The myths are then demolished through a combination of common sense, anecdote about actual teaching practices, and references to current research, including the findings of cognitive psychology and the work of John Hattie.

Christodoulou’s book deserves to be read sympathetically but critically, because at the very least it forces educationalists to reflect on practice and justify what might otherwise be taken for granted assumptions about what works and why.

Some responses to the book, and to the highly-charged arguments it contains, have been knee-jerk and ad hominem, drawing attention to the author’s very short time spent in actually teaching. But the arguments she uses deserve to be treated on their own terms. She is right about a lot of things, and these shouldn’t be lost when we challenge some of her more eye-catching but ultimately erroneous assertions.

Christodoulou is right on some important things. The use of Ofsted reports, however selective and skewed to a particular rhetorical purpose in the book, underlines the way that external imperatives influence teaching and learning, and often in pernicious and unintended ways.

It is also true, and important, that innovations in education be informed by evidence, including cognitive psychology, and subject to evaluation of their impact, rather than simply assumed to be effective by circular argument. And it is absolutely the case that facts matter.

As Christodoulou makes clear, young people benefit from knowing stuff. Factual knowledge enriches lives and should indeed be an entitlement - and not just for those who have the luxury of opting out from state-sanctioned curricular and state-mandated pedagogies.

It’s also undeniable that the “higher order” skills, of problem-solving, pattern-finding and connection-making (not to mention making Google-searches) are well-nigh impossible without at least some prior knowledge.

The book presents itself as a brave assault on the pristine and previously impregnable fortress of progressive education, ignoring the fact that the fortifications, or at least the outer ramparts, have been well and truly undermined by others - including authors that Christodoulou references approvingly, such as Diane Ravitch and E D Hirsch. The castle of progressive education in reality looks more like Corfe than Caernarfon.

It also uses research evidence patchily and not entirely convincingly - in seeking to demolish project- and enquiry-based learning. Great weight is put on a research paper by Kirschner, Sweller and Clark, without acknowledging that it focuses on rather extreme minimal guidance “discovery” approaches, and was itself treated to a sustained critique by others in the same field.

In some cases, as in the chapter on transferable skills, some passages would make good material for a critical thinking class, to see if students can identify the non sequiturs. In fact, given the amount of repetition and the overlap between the seven myths, the whole book might be said to exemplify argumentum ad nauseam.

Ironically, in the book, “facts” themselves take on a mythical status, and it isn’t helpful that Christodoulou really does at times seem to equate facts with isolated nuggets (dates and things) to be learned by heart.
When she asserts the protean importance of facts against the prejudice of progressives, the argument would be stronger if it is accepted that “mere” lists of dates and isolated lines learned from literature are not the end but the means.

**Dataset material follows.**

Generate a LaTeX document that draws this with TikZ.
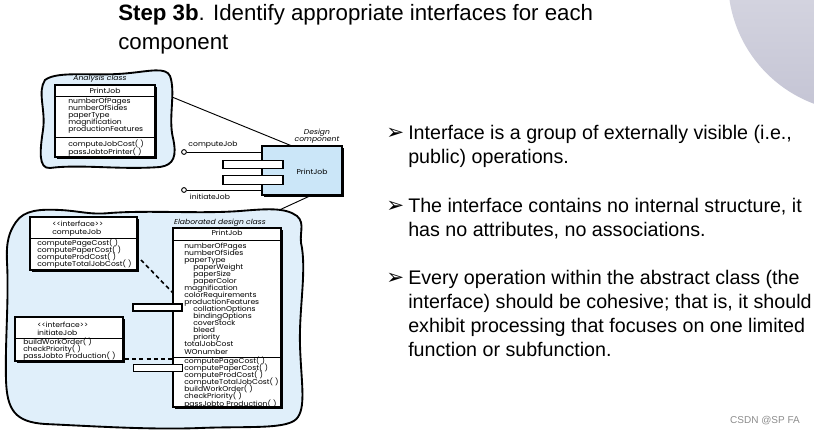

It is in the relation between facts - their connection in an argument, their configuration in a pattern - wherein lies the key to understanding and engagement. When she uses the concepts of fast and slow thinking to show how students use deeply embedded knowledge to solve quite tricky mental problems in maths, she is showing not the importance of knowing facts, but knowing rules.

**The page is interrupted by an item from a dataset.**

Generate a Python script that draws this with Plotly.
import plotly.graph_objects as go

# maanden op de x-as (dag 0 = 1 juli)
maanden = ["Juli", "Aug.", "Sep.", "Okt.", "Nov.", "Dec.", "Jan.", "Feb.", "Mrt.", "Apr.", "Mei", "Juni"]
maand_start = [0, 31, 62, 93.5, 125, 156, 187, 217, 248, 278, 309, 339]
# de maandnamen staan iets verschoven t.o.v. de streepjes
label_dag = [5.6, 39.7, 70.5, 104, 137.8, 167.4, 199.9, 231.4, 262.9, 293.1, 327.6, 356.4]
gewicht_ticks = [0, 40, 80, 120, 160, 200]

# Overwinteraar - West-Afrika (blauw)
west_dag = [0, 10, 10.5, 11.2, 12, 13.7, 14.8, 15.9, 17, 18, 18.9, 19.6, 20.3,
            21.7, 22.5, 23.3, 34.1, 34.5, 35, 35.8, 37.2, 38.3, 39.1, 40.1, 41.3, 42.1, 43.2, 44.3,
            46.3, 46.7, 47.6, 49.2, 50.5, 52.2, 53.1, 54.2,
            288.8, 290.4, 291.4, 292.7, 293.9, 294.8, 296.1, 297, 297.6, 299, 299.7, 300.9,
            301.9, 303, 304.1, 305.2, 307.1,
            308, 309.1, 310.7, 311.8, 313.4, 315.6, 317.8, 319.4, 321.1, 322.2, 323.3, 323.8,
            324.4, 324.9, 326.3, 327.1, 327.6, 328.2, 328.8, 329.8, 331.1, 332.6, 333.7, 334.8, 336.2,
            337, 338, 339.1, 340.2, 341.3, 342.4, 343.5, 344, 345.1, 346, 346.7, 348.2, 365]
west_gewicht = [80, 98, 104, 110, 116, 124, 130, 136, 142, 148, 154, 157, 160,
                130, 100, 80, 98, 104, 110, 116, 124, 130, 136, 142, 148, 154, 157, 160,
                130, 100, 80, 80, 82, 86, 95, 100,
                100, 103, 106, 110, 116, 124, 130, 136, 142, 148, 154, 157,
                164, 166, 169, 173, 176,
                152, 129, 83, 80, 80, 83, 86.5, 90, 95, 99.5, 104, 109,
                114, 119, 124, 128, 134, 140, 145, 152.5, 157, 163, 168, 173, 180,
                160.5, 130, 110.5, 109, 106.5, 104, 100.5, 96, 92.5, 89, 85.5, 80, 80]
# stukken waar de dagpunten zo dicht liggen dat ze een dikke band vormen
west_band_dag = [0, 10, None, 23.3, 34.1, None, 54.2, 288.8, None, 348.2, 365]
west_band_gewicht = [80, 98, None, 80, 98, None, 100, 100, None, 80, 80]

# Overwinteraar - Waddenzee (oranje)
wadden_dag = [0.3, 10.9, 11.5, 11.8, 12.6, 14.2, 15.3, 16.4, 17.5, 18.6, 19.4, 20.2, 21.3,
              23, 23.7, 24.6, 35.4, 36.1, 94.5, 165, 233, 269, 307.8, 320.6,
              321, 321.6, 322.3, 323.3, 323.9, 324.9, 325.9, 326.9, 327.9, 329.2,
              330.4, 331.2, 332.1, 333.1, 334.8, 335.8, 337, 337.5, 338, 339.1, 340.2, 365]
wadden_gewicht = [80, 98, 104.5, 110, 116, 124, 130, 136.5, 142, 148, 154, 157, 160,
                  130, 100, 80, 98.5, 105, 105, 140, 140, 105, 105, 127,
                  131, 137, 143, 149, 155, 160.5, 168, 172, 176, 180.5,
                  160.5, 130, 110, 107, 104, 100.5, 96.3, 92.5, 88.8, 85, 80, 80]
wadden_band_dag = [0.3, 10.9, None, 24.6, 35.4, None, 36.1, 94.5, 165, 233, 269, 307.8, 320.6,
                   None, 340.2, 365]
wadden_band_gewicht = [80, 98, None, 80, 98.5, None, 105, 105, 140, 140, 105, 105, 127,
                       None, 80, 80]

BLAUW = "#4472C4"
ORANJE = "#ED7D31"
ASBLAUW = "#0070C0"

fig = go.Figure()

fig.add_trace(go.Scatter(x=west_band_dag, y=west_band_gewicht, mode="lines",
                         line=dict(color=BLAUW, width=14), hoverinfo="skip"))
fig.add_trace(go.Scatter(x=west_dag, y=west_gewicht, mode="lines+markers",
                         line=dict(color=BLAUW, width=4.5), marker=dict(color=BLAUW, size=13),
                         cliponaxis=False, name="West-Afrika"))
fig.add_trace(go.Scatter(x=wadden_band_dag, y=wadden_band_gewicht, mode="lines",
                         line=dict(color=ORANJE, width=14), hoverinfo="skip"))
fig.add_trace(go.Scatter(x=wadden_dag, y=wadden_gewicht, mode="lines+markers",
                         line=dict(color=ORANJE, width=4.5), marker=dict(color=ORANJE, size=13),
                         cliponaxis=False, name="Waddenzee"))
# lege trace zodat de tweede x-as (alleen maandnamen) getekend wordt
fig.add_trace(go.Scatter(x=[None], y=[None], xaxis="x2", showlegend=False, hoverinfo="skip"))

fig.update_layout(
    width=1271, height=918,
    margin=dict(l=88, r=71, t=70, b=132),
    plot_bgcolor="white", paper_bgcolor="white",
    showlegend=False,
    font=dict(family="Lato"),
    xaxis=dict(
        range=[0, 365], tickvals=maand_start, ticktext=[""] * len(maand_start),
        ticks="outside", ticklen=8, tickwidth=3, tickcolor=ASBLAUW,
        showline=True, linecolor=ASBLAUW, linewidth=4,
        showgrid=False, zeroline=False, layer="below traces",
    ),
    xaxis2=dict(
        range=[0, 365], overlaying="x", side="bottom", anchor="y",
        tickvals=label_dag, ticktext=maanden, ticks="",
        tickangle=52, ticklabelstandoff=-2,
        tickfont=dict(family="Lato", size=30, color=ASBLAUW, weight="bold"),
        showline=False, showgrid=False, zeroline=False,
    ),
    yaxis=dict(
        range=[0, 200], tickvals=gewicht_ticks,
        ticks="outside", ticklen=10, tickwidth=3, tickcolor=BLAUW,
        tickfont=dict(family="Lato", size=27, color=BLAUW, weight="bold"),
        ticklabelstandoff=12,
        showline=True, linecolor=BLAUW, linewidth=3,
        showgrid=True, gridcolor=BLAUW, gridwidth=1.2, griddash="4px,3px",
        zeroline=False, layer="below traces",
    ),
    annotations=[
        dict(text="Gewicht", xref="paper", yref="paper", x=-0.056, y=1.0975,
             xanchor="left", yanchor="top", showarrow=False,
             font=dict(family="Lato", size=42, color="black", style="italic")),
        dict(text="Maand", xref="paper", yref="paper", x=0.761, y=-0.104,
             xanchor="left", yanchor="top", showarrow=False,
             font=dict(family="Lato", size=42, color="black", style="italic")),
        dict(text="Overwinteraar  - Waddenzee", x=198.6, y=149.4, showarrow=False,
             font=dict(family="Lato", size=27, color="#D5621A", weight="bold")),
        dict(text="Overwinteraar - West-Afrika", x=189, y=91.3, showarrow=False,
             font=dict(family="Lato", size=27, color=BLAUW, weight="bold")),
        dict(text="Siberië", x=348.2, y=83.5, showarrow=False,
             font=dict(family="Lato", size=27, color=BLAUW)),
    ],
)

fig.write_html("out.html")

The argument is undoubtedly made in a good cause, but the approach taken is unnecessary (insofar as it has been made before, and on stronger evidence bases). But more importantly, it is indiscriminate. The same criticism made of Bomber Harris could be made of this book. There are too many casualties, and too much collateral damage.

The seven myths aren’t entirely straw men, but there is an awful lot of caricature here, and not just of ideas. Subtle thinkers (Ken Robinson, Chris Quigley, Guy Claxton to name but three) are drawn as extremists, on the dark side of a Manichean world of good and bad. Is project-based learning really always bad? Do all proponents of learning by enquiry really believe that the transmission of facts has no place, ever?

Christodoulou uses a good example of an admiring Ofsted report of a language lesson in which students showed creative and collaborative ways of using their language skills, without direct teacher input, ignoring (she asserts) the fact that at some point the students must have been taught (presumably by direct instruction rather than “discovery”) the vocab and the grammatical rules. But there is no recognition, by the author any more than by Ofsted, of the basic truth that deep, sustained learning needs both, at the appropriate time.

Inspectors, and maybe some appraisers, make judgements based on snap-shots of individual lessons, tempting teachers to construct each lesson as a one-off, all singing, all dancing, roller-coaster ride of discovery; but in reality learning is a journey, and teaching is a long game. Linking every lesson episode there is a narrative arc.

Teacher-led instruction, and the transmission of facts and rules, will be in greater evidence at the start of a unit of study, but will no doubt be replaced in subsequent lessons by more independent enquiry, collaborative work, and investigation. Through the journey, the teacher may change her role, from instructor to advisor or adjudicator. The process is iterative. Learners learn in different ways at different stages during each iteration.

Good teachers vary their practice accordingly. Good teachers are not the slaves of an inspection regime or of a polarising ideology. And in modelling attitudes to students, they are always wary of generalisations, bandwagons and poorly supported assertions. They do, however, welcome debate. Fact.